◆ Short exercise ◆
Print the lines of the listing below verbatim from its first line through the line bearing "return 1 - y / H". Any pictures are to be omitted.

--- START OF Data excerpt ---

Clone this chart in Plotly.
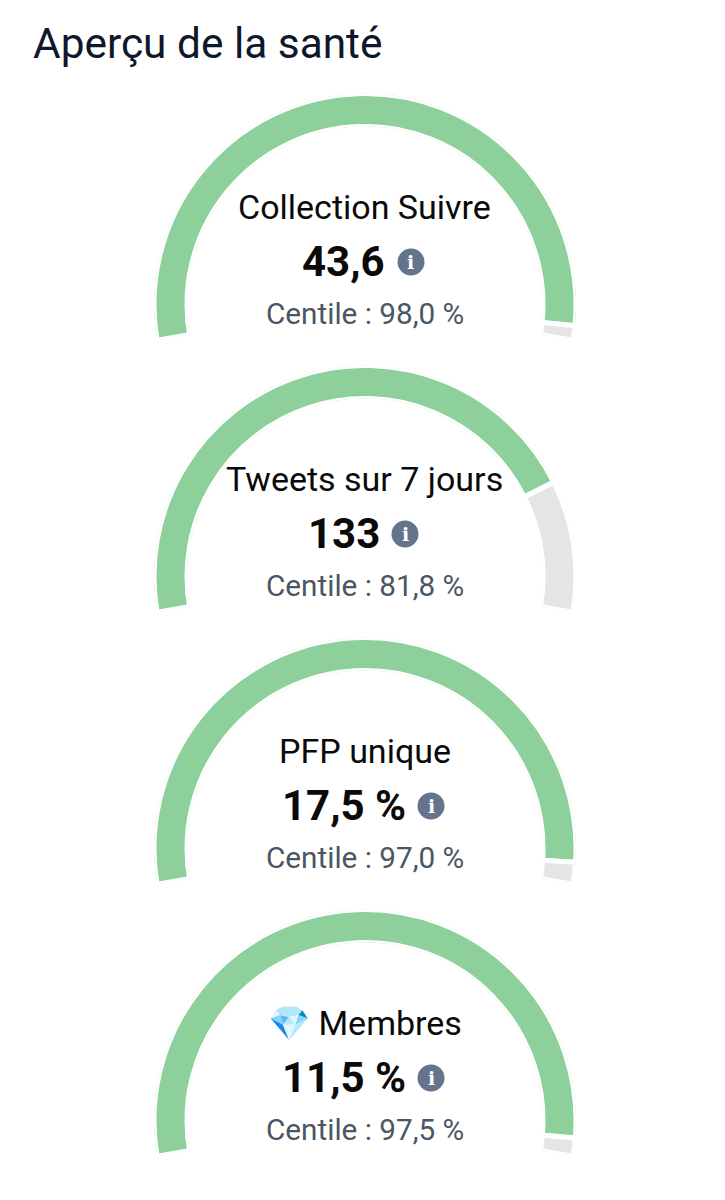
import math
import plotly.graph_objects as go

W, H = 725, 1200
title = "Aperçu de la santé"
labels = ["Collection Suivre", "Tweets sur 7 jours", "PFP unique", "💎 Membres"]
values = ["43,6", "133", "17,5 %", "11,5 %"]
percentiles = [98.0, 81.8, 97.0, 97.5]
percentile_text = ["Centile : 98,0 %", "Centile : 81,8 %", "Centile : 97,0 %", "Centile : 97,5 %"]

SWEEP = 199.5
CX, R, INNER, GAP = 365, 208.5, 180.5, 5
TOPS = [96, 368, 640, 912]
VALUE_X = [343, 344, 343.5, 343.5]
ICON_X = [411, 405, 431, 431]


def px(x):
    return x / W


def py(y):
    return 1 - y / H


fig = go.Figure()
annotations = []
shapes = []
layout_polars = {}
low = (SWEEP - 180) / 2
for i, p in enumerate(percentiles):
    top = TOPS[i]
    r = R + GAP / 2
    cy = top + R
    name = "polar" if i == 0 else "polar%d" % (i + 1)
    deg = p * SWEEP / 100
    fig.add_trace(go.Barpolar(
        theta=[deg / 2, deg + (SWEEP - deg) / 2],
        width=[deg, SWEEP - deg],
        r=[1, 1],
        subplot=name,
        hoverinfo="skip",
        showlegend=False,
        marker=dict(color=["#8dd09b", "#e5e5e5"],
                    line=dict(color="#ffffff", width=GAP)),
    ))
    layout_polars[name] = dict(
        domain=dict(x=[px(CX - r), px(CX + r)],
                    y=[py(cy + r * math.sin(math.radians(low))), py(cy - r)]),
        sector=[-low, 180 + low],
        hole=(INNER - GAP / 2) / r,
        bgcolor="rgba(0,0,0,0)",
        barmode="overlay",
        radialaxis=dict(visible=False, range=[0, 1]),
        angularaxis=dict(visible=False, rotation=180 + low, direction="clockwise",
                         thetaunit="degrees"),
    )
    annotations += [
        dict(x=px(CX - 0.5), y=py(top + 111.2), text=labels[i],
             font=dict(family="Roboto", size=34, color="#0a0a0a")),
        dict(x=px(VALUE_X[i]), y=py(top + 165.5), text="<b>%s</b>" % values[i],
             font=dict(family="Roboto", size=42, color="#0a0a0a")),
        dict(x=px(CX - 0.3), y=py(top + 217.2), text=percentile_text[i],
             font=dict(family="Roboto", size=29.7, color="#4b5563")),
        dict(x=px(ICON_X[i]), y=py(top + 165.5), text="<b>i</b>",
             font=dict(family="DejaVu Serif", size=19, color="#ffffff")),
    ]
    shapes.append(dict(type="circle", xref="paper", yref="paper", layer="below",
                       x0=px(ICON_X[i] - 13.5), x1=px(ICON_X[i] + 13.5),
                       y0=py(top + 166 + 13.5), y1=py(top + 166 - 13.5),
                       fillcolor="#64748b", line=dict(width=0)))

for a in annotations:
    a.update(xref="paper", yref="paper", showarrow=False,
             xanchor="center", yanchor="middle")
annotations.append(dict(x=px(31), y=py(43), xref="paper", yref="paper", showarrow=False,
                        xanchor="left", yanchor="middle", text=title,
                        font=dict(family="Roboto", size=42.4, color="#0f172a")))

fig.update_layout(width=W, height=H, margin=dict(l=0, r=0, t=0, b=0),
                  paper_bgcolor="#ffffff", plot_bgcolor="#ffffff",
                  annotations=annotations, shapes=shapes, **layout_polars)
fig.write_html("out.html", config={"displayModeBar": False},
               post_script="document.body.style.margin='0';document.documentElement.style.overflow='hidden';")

--- END OF Data excerpt ---

◆ Task result ◆
Clone this chart in Plotly.
import math
import plotly.graph_objects as go

W, H = 725, 1200
title = "Aperçu de la santé"
labels = ["Collection Suivre", "Tweets sur 7 jours", "PFP unique", "💎 Membres"]
values = ["43,6", "133", "17,5 %", "11,5 %"]
percentiles = [98.0, 81.8, 97.0, 97.5]
percentile_text = ["Centile : 98,0 %", "Centile : 81,8 %", "Centile : 97,0 %", "Centile : 97,5 %"]

SWEEP = 199.5
CX, R, INNER, GAP = 365, 208.5, 180.5, 5
TOPS = [96, 368, 640, 912]
VALUE_X = [343, 344, 343.5, 343.5]
ICON_X = [411, 405, 431, 431]


def px(x):
    return x / W


def py(y):
    return 1 - y / H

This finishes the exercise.